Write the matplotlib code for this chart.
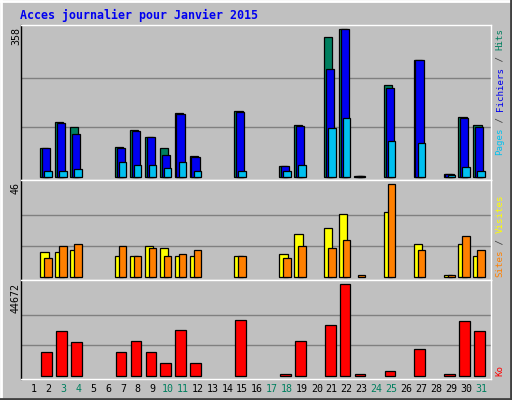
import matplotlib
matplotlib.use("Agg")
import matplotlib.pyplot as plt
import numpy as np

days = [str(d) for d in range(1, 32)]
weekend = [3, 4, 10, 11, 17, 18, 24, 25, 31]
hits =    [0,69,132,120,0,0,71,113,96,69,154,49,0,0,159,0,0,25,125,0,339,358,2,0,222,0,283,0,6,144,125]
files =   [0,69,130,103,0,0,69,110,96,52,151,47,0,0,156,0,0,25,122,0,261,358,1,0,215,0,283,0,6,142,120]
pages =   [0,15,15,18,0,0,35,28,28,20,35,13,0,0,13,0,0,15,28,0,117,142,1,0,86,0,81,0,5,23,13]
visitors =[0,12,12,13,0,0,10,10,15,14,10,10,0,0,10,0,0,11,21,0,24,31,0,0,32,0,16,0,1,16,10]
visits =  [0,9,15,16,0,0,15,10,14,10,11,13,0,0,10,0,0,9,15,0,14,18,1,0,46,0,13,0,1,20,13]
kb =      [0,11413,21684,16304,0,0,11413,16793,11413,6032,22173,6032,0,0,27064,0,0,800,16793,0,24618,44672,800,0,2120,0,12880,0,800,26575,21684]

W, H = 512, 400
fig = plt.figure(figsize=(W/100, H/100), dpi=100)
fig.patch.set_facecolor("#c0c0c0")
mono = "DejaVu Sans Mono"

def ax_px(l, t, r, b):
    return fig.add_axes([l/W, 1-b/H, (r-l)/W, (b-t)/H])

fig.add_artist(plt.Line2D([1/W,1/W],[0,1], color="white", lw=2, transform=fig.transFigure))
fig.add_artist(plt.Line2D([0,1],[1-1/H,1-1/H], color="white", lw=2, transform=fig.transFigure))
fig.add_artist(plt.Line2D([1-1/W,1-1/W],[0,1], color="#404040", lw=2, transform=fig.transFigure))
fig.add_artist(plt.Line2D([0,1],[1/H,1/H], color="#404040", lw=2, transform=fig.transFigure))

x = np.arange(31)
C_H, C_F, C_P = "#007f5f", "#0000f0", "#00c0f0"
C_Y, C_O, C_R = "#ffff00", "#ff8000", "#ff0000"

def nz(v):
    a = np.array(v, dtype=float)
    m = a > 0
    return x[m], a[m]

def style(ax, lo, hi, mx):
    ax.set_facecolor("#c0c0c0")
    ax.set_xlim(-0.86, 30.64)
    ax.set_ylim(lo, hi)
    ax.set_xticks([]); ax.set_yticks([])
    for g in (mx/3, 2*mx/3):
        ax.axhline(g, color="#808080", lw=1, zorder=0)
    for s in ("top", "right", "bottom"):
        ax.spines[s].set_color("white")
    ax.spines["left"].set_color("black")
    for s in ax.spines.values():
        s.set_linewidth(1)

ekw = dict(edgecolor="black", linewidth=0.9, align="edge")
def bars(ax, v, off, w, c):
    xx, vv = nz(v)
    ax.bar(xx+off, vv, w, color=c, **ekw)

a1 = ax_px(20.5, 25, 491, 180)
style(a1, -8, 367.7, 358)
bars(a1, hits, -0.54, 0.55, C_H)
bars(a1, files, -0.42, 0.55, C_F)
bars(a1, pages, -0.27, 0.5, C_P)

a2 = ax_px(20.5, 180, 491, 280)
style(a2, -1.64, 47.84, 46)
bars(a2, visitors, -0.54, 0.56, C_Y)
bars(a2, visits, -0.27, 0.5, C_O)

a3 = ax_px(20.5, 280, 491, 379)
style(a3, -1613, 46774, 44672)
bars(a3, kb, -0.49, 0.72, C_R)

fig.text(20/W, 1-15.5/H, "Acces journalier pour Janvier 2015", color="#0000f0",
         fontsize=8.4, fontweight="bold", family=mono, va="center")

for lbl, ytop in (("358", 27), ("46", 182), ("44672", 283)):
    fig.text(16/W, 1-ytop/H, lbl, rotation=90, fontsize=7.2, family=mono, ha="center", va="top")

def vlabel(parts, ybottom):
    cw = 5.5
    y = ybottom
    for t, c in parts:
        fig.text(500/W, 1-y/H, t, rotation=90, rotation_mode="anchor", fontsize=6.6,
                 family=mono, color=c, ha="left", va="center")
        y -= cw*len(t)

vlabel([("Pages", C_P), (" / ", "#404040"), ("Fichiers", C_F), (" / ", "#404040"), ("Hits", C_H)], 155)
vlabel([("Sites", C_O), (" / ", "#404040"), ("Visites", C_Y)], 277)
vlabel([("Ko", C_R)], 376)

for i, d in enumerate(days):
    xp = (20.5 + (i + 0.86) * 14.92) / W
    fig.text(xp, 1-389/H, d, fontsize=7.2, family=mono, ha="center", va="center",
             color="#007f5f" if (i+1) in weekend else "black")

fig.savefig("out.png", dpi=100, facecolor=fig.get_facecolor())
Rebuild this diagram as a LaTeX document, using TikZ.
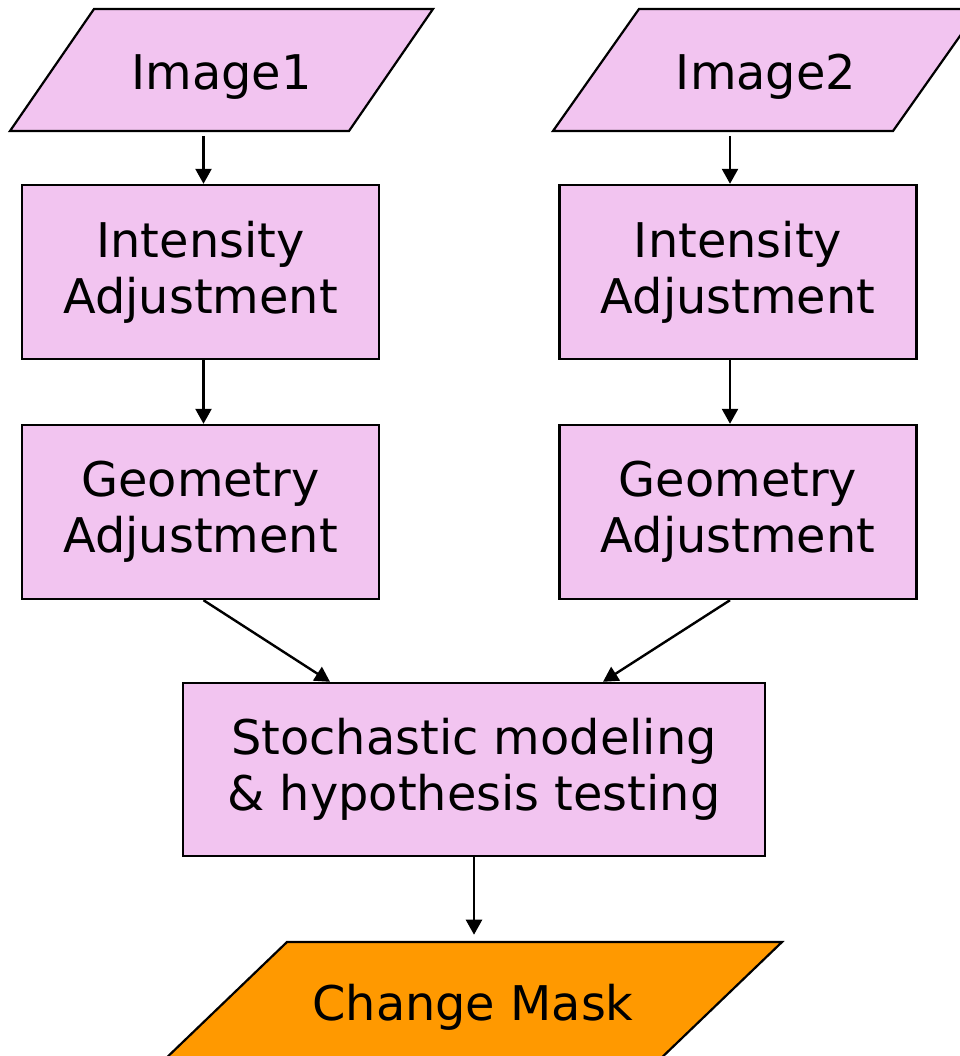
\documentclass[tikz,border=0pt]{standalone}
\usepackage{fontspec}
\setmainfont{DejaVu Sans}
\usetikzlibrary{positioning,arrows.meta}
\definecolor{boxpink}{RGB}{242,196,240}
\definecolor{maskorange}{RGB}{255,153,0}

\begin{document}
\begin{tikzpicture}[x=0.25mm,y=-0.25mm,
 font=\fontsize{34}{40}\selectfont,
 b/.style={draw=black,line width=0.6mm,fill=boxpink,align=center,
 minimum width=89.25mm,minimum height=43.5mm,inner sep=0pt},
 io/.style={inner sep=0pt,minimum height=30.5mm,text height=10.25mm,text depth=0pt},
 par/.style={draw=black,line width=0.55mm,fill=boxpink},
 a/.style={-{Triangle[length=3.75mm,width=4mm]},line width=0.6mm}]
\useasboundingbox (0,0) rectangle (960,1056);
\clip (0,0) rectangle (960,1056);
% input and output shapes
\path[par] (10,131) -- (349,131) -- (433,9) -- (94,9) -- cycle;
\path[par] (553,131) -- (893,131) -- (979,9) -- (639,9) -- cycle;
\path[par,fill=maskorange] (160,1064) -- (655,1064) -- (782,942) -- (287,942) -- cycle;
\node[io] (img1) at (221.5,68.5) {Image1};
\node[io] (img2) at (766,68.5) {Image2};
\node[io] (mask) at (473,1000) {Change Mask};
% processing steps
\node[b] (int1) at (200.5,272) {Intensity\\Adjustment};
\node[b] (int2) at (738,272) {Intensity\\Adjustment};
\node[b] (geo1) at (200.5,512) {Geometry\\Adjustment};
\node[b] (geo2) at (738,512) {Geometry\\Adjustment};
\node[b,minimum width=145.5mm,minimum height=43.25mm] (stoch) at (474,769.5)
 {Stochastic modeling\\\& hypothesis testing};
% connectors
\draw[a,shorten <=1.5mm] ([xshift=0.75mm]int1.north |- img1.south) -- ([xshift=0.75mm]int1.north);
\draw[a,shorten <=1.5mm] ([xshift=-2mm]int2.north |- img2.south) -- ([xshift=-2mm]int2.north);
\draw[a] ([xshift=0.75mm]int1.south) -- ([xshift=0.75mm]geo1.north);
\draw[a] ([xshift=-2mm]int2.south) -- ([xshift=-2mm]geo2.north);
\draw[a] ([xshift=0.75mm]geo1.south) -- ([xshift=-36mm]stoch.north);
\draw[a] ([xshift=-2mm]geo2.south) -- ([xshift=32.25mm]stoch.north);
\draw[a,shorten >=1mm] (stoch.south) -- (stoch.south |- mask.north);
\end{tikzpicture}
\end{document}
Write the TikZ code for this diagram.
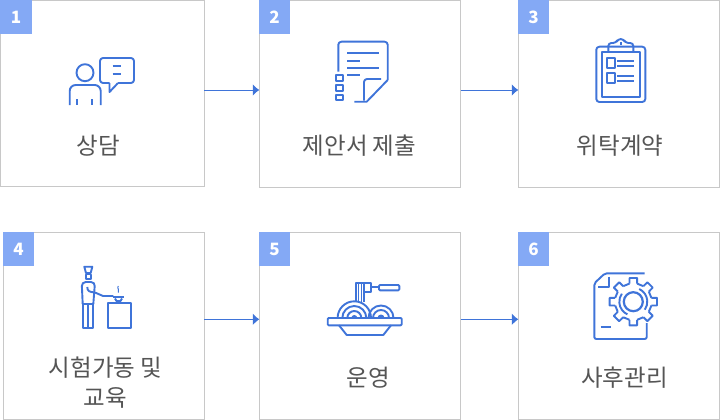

────────────────────

Which lines hold the string "Write"? List them all.

Write the matplotlib code for this chart.
Write the TikZ code for this diagram.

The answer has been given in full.